[Rows from a dataset of charts and code]
⁂

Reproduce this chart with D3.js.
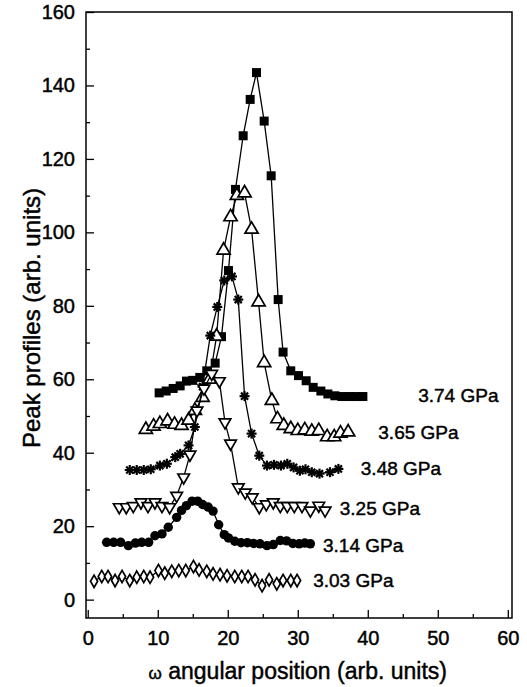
<!DOCTYPE html>
<meta charset="utf-8">
<head>
<script src="https://d3js.org/d3.v7.min.js"></script>
<style>
body { margin: 0; background: #fff; }
text { font-family: "Liberation Sans", Arial, sans-serif; fill: #000; stroke: #000; stroke-width: 0.45px; }
</style>
</head>
<body>
<div id="chart"></div>
<script>
// series labels (pressure)
var labels = ["3.74 GPa", "3.65 GPa", "3.48 GPa", "3.25 GPa", "3.14 GPa", "3.03 GPa"];

// 3.74 GPa - filled squares
var x374 = [10.2, 11.2, 12.2, 13.2, 14.1, 15, 16, 17, 18.2, 19.1, 20.1, 21.1, 22.2, 23.2, 24.1, 25.2, 26.2, 27.2, 27.9, 29, 30.1, 31.2, 32.2, 33.3, 34.3, 35.3, 36.3, 37.3, 38.3, 39.3];
var y374 = [56.3, 56.8, 57.5, 58.2, 59.5, 59.7, 60.5, 62.3, 64.4, 71.6, 89.6, 111.7, 126.3, 136.2, 143.5, 130.3, 115.4, 81.7, 67.4, 62.3, 61, 59.6, 57.8, 56.8, 56, 55.5, 55.3, 55.3, 55.3, 55.3];

// 3.65 GPa - open up triangles
var x365 = [8.3, 9.4, 10.3, 11.4, 12.4, 13.4, 14.4, 15.3, 16.4, 17.4, 18.4, 19.4, 20.4, 21.3, 22.4, 23.4, 24.4, 25.2, 26.3, 27.1, 28, 29, 30, 31, 32, 33, 34.2, 35.2, 36.1, 37.2];
var y365 = [46.3, 47.2, 47.9, 48.6, 47.7, 47.4, 48.8, 51.5, 55, 60, 71.7, 95.1, 104.2, 110, 110.7, 100.8, 81, 64.5, 54.2, 49.2, 47.4, 46.5, 46, 46.2, 45.8, 46, 44.3, 44.3, 45.3, 45.6];

// 3.48 GPa - asterisks
var x348 = [6, 7, 8, 9, 10.3, 11.3, 12.5, 13.2, 14.4, 15.3, 16.4, 17.5, 18.5, 19.5, 20.6, 21.5, 22.4, 23.4, 24.5, 25.6, 26.6, 27.6, 28.5, 29.4, 30.3, 31.1, 32, 33.1, 34.6, 35.8];
var y348 = [35.3, 35.3, 35.3, 35.5, 36.5, 37, 38.8, 39.7, 42, 47, 58, 71.9, 79.7, 86.9, 88, 81.7, 55.4, 45.2, 39.2, 36.5, 36.7, 36.5, 37, 36, 35.1, 35.5, 34.7, 34.3, 34.7, 35.6];

// 3.25 GPa - open down triangles
var x325 = [4.5, 5.5, 6.5, 7.6, 8.6, 9.6, 10.6, 11.7, 12.7, 13.7, 14.6, 15.6, 16.6, 17.7, 18.8, 19.6, 20.4, 21.5, 22.5, 23.5, 24.5, 25.5, 26.5, 27.5, 28.5, 29.5, 30.6, 31.8, 33, 33.9];
var y325 = [25.2, 25.2, 25.5, 26.5, 25.5, 26.5, 25.5, 25.2, 28.3, 33.3, 39.5, 51.5, 57.5, 61.5, 59.5, 48.3, 42.5, 30.6, 29.2, 27.9, 25.2, 26, 26.5, 25.5, 25.5, 25.5, 25.5, 24.3, 25.6, 24.3];

// 3.14 GPa - filled circles
var x314 = [2.7, 3.7, 4.7, 5.8, 6.8, 7.7, 8.7, 9.6, 10.6, 11.5, 12.7, 13.4, 14.1, 14.9, 15.7, 16.4, 17.2, 17.9, 18.7, 19.5, 20.1, 21, 21.9, 22.8, 23.7, 24.6, 25.6, 26.5, 27.5, 28.4, 29.3, 30.2, 31, 31.8];
var y314 = [15.6, 15.6, 15.6, 14.7, 15.4, 15.6, 15.6, 17.4, 17.9, 19.7, 22.4, 24.3, 25.6, 26.8, 26.8, 25.9, 25.2, 24.1, 20.4, 17.7, 16.8, 15.9, 15.5, 15.5, 15.3, 15.2, 14.7, 15, 16.1, 16, 15.3, 15.2, 15.4, 15.2];

// 3.03 GPa - open diamonds
var x303 = [0.9, 2, 2.9, 3.9, 4.9, 6, 7, 8, 8.9, 10.1, 11, 12, 13, 14, 15.1, 15.9, 17, 17.9, 18.9, 19.9, 21, 22, 22.9, 23.9, 24.9, 25.9, 27, 27.9, 29, 29.9];
var y303 = [5, 6.3, 6.3, 5.2, 6.3, 5.2, 6.1, 6.3, 6.1, 7.9, 7.2, 7.7, 7.9, 7.9, 9, 8.1, 7.7, 7, 6.8, 6.5, 6.3, 6.3, 6.3, 5.4, 3.8, 5.4, 4.3, 5.2, 5.2, 5.2];

// where each pressure label sits (data units)
var labelX = [47.2, 41.5, 39, 36, 33.6, 32.2];
var labelY = [55.6, 45.5, 35.7, 24.8, 14.7, 5.2];

var xTicks = [0, 10, 20, 30, 40, 50, 60];
var yTicks = [0, 20, 40, 60, 80, 100, 120, 140, 160];

var W = 527, H = 687;
var margin = {top: 12, right: 15, bottom: 69, left: 86},
    width = W - margin.left - margin.right,
    height = H - margin.top - margin.bottom;

var svg = d3.select("#chart").append("svg")
    .attr("width", W).attr("height", H)
  .append("g")
    .attr("transform", "translate(" + margin.left + "," + margin.top + ")");

var x = d3.scaleLinear().domain([-0.25, 60.6]).range([0, width]);
var y = d3.scaleLinear().domain([-5, 160]).range([height, 0]);

// frame
svg.append("rect")
    .attr("width", width).attr("height", height)
    .attr("fill", "none").attr("stroke", "#000").attr("stroke-width", 1.5);

function styleTicks(g) {
  g.select(".domain").remove();
  g.selectAll("line").attr("stroke-width", 1.3);
  g.selectAll("text").style("font-size", "20px").style("font-family", "Liberation Sans, Arial, sans-serif");
}

// x axis: inward major + minor ticks
var xMinor = d3.range(5, 60, 10);
svg.append("g").attr("transform", "translate(0," + height + ")")
    .call(d3.axisBottom(x).tickValues(xMinor).tickSize(-4).tickFormat(""))
    .call(styleTicks);
svg.append("g").attr("transform", "translate(0," + height + ")")
    .call(d3.axisBottom(x).tickValues(xTicks).tickSize(-8).tickPadding(13))
    .call(styleTicks);

// y axis
var yMinor = d3.range(10, 160, 20);
svg.append("g")
    .call(d3.axisLeft(y).tickValues(yMinor).tickSize(-4).tickFormat(""))
    .call(styleTicks);
svg.append("g")
    .call(d3.axisLeft(y).tickValues(yTicks).tickSize(-8).tickPadding(11))
    .call(styleTicks);

// axis titles
var xt = svg.append("text")
    .attr("x", x(30)).attr("y", height + 61)
    .attr("text-anchor", "middle")
    .style("font-size", "23px");
xt.append("tspan").style("font-size", "17px").text("ω");
xt.append("tspan").text(" angular position (arb. units)");

svg.append("text")
    .attr("transform", "translate(" + (-46) + "," + 306 + ") rotate(-90)")
    .attr("text-anchor", "middle")
    .style("font-size", "24px")
    .text("Peak profiles  (arb. units)");

var line = d3.line().x(function(d) { return x(d[0]); }).y(function(d) { return y(d[1]); });

var series = [
  {xs: x374, ys: y374, mark: "square"},
  {xs: x365, ys: y365, mark: "up"},
  {xs: x348, ys: y348, mark: "star"},
  {xs: x325, ys: y325, mark: "down"},
  {xs: x314, ys: y314, mark: "circle"},
  {xs: x303, ys: y303, mark: "diamond"}
];

series.forEach(function(s, i) {
  var pts = s.xs.map(function(v, j) { return [v, s.ys[j]]; });
  svg.append("path").datum(pts)
      .attr("d", line).attr("fill", "none").attr("stroke", "#000").attr("stroke-width", 1.3);

  var g = svg.append("g");
  var m = g.selectAll("g.pt").data(pts).enter().append("g")
      .attr("transform", function(d) { return "translate(" + x(d[0]) + "," + y(d[1]) + ")"; });

  if (s.mark === "square") {
    m.append("path").attr("d", d3.symbol(d3.symbolSquare, 81)()).attr("fill", "#000");
  } else if (s.mark === "circle") {
    m.append("path").attr("d", d3.symbol(d3.symbolCircle, 70)()).attr("fill", "#000");
  } else if (s.mark === "up") {
    m.append("path").attr("d", d3.symbol(d3.symbolTriangle, 75)())
        .attr("fill", "#fff").attr("stroke", "#000").attr("stroke-width", 1.7);
  } else if (s.mark === "down") {
    m.append("path").attr("d", d3.symbol(d3.symbolTriangle, 58)()).attr("transform", "rotate(180)")
        .attr("fill", "#fff").attr("stroke", "#000").attr("stroke-width", 1.7);
  } else if (s.mark === "diamond") {
    m.append("path").attr("d", d3.symbol(d3.symbolDiamond, 44)())
        .attr("fill", "#fff").attr("stroke", "#000").attr("stroke-width", 1.7);
  } else if (s.mark === "star") {
    [0, 45, 90, 135].forEach(function(a) {
      m.append("line").attr("x1", -5).attr("x2", 5).attr("y1", 0).attr("y2", 0)
          .attr("transform", "rotate(" + a + ")")
          .attr("stroke", "#000").attr("stroke-width", 2.2);
    });
  }

  svg.append("text")
      .attr("x", x(labelX[i])).attr("y", y(labelY[i]))
      .attr("dy", "0.35em")
      .style("font-size", "19px")
      .text(labels[i]);
});
</script>
</body>
</html>
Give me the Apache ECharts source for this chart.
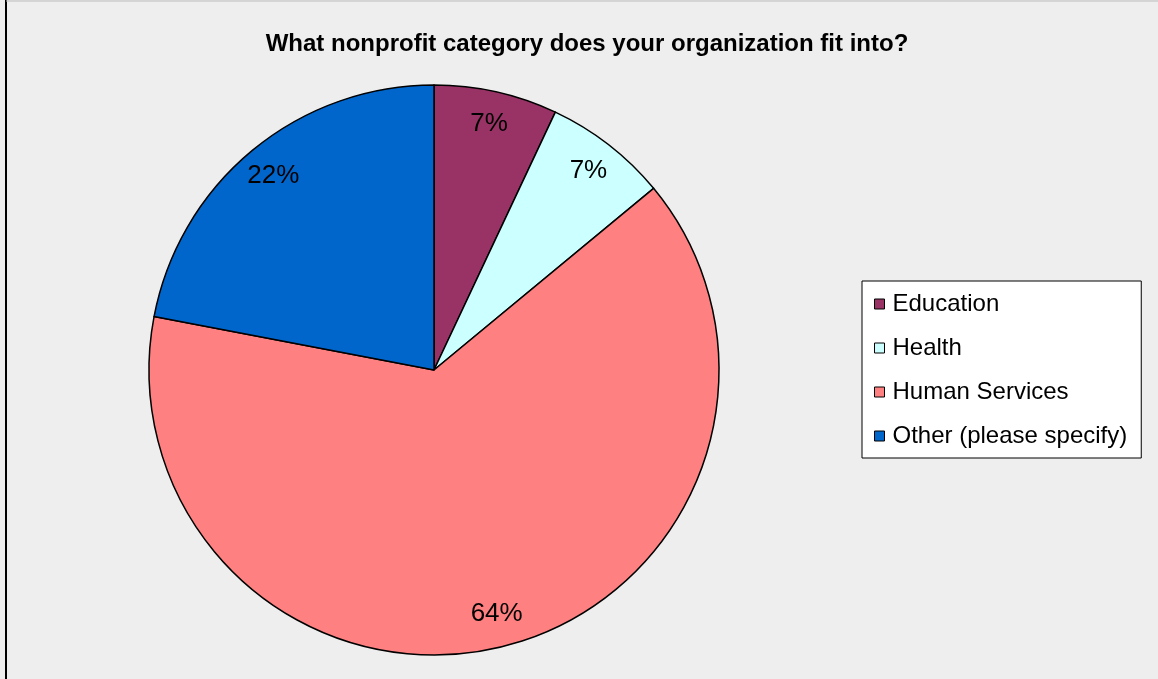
<!DOCTYPE html>
<html>
<head>
<meta charset="utf-8">
<title>Nonprofit category</title>
<script src="https://cdn.jsdelivr.net/npm/echarts@6/dist/echarts.min.js"></script>
<style>
  html, body { margin: 0; padding: 0; background: #eeeeee; }
  #chart { width: 1158px; height: 679px; }
</style>
</head>
<body>
<div id="chart"></div>
<script>
// 数据
const categories = ['Education', 'Health', 'Human Services', 'Other (please specify)']
const percents = [7, 7, 64, 22]
const colors = ['#993366', '#ccffff', '#ff8080', '#0066cc']

const pieData = categories.map((name, i) => ({
  name: name,
  value: percents[i],
  itemStyle: { color: colors[i] }
}))

const myChart = echarts.init(document.getElementById('chart'))
myChart.setOption({
  backgroundColor: '#eeeeee',
  animation: false,
  title: {
    text: 'What nonprofit category does your organization fit into?',
    left: 582,
    top: 27,
    textAlign: 'center',
    textStyle: {
      fontFamily: 'Liberation Sans',
      fontSize: 24,
      fontWeight: 'bold',
      color: '#000'
    }
  },
  legend: {
    orient: 'vertical',
    left: 862,
    top: 281,
    data: categories,
    icon: 'rect',
    itemWidth: 10,
    itemHeight: 10,
    itemGap: 20,
    padding: [11, 14, 10, 12],
    backgroundColor: '#fff',
    borderColor: '#000',
    borderWidth: 1,
    itemStyle: { borderColor: '#000', borderWidth: 1 },
    textStyle: {
      fontFamily: 'Liberation Sans',
      fontSize: 24,
      lineHeight: 22,
      color: '#000',
      padding: [0, 0, 0, 3]
    }
  },
  graphic: [
    { type: 'line', shape: { x1: 6, y1: 0, x2: 6, y2: 679 }, style: { stroke: '#000', lineWidth: 2 } },
    { type: 'line', shape: { x1: 6, y1: 1, x2: 1158, y2: 1 }, style: { stroke: '#bbb', lineWidth: 1 } }
  ],
  series: [
    {
      name: 'category',
      type: 'pie',
      center: [434, 370],
      radius: 285,
      startAngle: 90,
      clockwise: true,
      data: pieData,
      label: { show: false },
      labelLine: { show: false },
      itemStyle: { borderColor: '#000', borderWidth: 1.5 },
      emphasis: { disabled: true }
    },
    {
      // 只用来放百分比标签，靠近外圈
      name: 'labels',
      type: 'pie',
      center: [434, 370],
      radius: [213, 285],
      startAngle: 90,
      clockwise: true,
      silent: true,
      data: categories.map((name, i) => ({ name: name, value: percents[i] })),
      itemStyle: { color: 'rgba(0,0,0,0)', borderWidth: 0 },
      label: {
        show: true,
        position: 'inside',
        formatter: p => p.value + '%',
        fontFamily: 'Liberation Sans',
        fontSize: 26,
        color: '#000'
      },
      labelLine: { show: false },
      emphasis: { disabled: true }
    }
  ]
})
</script>
</body>
</html>
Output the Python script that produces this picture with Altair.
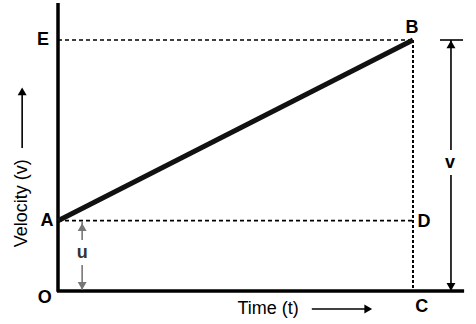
import altair as alt
import pandas as pd

# chart-unit domains (O at origin, t=10 at B, v=10 at E)
x_domain = [-1.634, 11.775]
y_domain = [-1.315, 11.594]

# Main line A -> B
ab_t = [0.0, 10.0]
ab_v = [2.8, 10.0]

# Axes (x, y, x2, y2)
axis_x = [0.0, -0.03]
axis_y = [-0.03, 0.0]
axis_x2 = [0.0, 11.44]
axis_y2 = [11.47, 0.0]

# Dashed guide lines: E-B, A-D
dash_x = [0.0, 0.0]
dash_y = [10.0, 2.8]
dash_x2 = [10.0, 10.0]
dash_y2 = [10.0, 2.8]

# Dotted vertical B-C
dot_x = [10.0]
dot_y = [10.0]
dot_x2 = [10.0]
dot_y2 = [0.0]

# Thin arrow shafts
shaft_x = [11.07, 11.07, 10.76, 0.68, 0.68, -1.01, 7.15]
shaft_y = [10.0, 4.62, 10.0, 2.75, 1.04, 5.7, -0.72]
shaft_x2 = [11.07, 11.07, 11.41, 0.68, 0.68, -1.01, 8.7]
shaft_y2 = [5.62, 0.05, 10.0, 2.03, 0.05, 7.9, -0.72]
shaft_col = ["#000", "#000", "#000", "#777", "#777", "#000", "#000"]

# Arrowheads
head_x = [11.07, 11.07, 0.68, 0.68, -1.01, 8.74]
head_y = [9.83, 0.16, 2.54, 0.2, 7.95, -0.72]
head_shape = ["triangle-up", "triangle-down", "triangle-up", "triangle-down", "triangle-up", "triangle-right"]
head_col = ["#000", "#000", "#777", "#777", "#000", "#000"]

# Point labels
lab_text = ["E", "B", "A", "D", "O", "C", "u", "v"]
lab_x = [-0.42, 9.97, -0.31, 10.31, -0.37, 10.25, 0.68, 11.04]
lab_y = [10.0, 10.48, 2.79, 2.75, -0.28, -0.64, 1.51, 5.1]
lab_col = ["#000", "#000", "#000", "#000", "#000", "#000", "#333", "#000"]

# Axis titles
title_text = ["Time (t)", "Velocity (v)"]
title_x = [5.92, -1.01]
title_y = [-0.72, 3.5]
title_angle = [0, 270]

xs = alt.Scale(domain=x_domain, nice=False, zero=False)
ys = alt.Scale(domain=y_domain, nice=False, zero=False)


def seg_enc(ch):
    return ch.encode(
        x=alt.X("x:Q", scale=xs, axis=None),
        y=alt.Y("y:Q", scale=ys, axis=None),
        x2="x2:Q",
        y2="y2:Q",
    )


axes_df = pd.DataFrame({"x": axis_x, "y": axis_y, "x2": axis_x2, "y2": axis_y2})
ab_df = pd.DataFrame({"x": [ab_t[0]], "y": [ab_v[0]], "x2": [ab_t[1]], "y2": [ab_v[1]]})
dash_df = pd.DataFrame({"x": dash_x, "y": dash_y, "x2": dash_x2, "y2": dash_y2})
dot_df = pd.DataFrame({"x": dot_x, "y": dot_y, "x2": dot_x2, "y2": dot_y2})
shaft_df = pd.DataFrame({"x": shaft_x, "y": shaft_y, "x2": shaft_x2, "y2": shaft_y2, "c": shaft_col})
head_df = pd.DataFrame({"x": head_x, "y": head_y, "s": head_shape, "c": head_col})
lab_df = pd.DataFrame({"t": lab_text, "x": lab_x, "y": lab_y, "c": lab_col})
title_df = pd.DataFrame({"t": title_text, "x": title_x, "y": title_y, "a": title_angle})

axes = seg_enc(alt.Chart(axes_df).mark_rule(color="#000", strokeWidth=3.5))
ab = seg_enc(alt.Chart(ab_df).mark_rule(color="#111", strokeWidth=5))
dash = seg_enc(alt.Chart(dash_df).mark_rule(color="#000", strokeWidth=1.7, strokeDash=[4, 3]))
dot = seg_enc(alt.Chart(dot_df).mark_rule(color="#000", strokeWidth=2, strokeDash=[3, 2]))
shafts = alt.Chart(shaft_df).mark_rule(strokeWidth=1.6).encode(
    x=alt.X("x:Q", scale=xs, axis=None),
    y=alt.Y("y:Q", scale=ys, axis=None),
    x2="x2:Q",
    y2="y2:Q",
    color=alt.Color("c:N", scale=None),
)
heads = alt.Chart(head_df).mark_point(filled=True, size=80, opacity=1).encode(
    x=alt.X("x:Q", scale=xs, axis=None),
    y=alt.Y("y:Q", scale=ys, axis=None),
    shape=alt.Shape("s:N", scale=None),
    color=alt.Color("c:N", scale=None),
)
labels = alt.Chart(lab_df).mark_text(
    font="Liberation Sans", fontSize=18, fontWeight="bold", align="center", baseline="middle"
).encode(
    x=alt.X("x:Q", scale=xs, axis=None),
    y=alt.Y("y:Q", scale=ys, axis=None),
    text="t:N",
    color=alt.Color("c:N", scale=None),
)
titles = alt.Chart(title_df).mark_text(
    font="Liberation Sans", fontSize=18, align="center", baseline="middle", color="#000"
).encode(
    x=alt.X("x:Q", scale=xs, axis=None),
    y=alt.Y("y:Q", scale=ys, axis=None),
    text="t:N",
    angle=alt.Angle("a:Q", scale=None),
)

chart = alt.layer(dash, dot, axes, ab, shafts, heads, labels, titles).properties(
    width=476, height=324, padding=0, autosize=alt.AutoSizeParams(type="none"),
    background="white",
).configure_view(stroke=None)

chart.save("out.html", embed_options={"renderer": "svg", "actions": False})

⁂

### Written exercise
Leave the pictures out, and transcribe exactly the lines above starting at the one that contains "Output the Python" and ending at the one that contains "axis_y2 = [11.47, 0.0]".

### Task solution
Output the Python script that produces this picture with Altair.
import altair as alt
import pandas as pd

# chart-unit domains (O at origin, t=10 at B, v=10 at E)
x_domain = [-1.634, 11.775]
y_domain = [-1.315, 11.594]

# Main line A -> B
ab_t = [0.0, 10.0]
ab_v = [2.8, 10.0]

# Axes (x, y, x2, y2)
axis_x = [0.0, -0.03]
axis_y = [-0.03, 0.0]
axis_x2 = [0.0, 11.44]
axis_y2 = [11.47, 0.0]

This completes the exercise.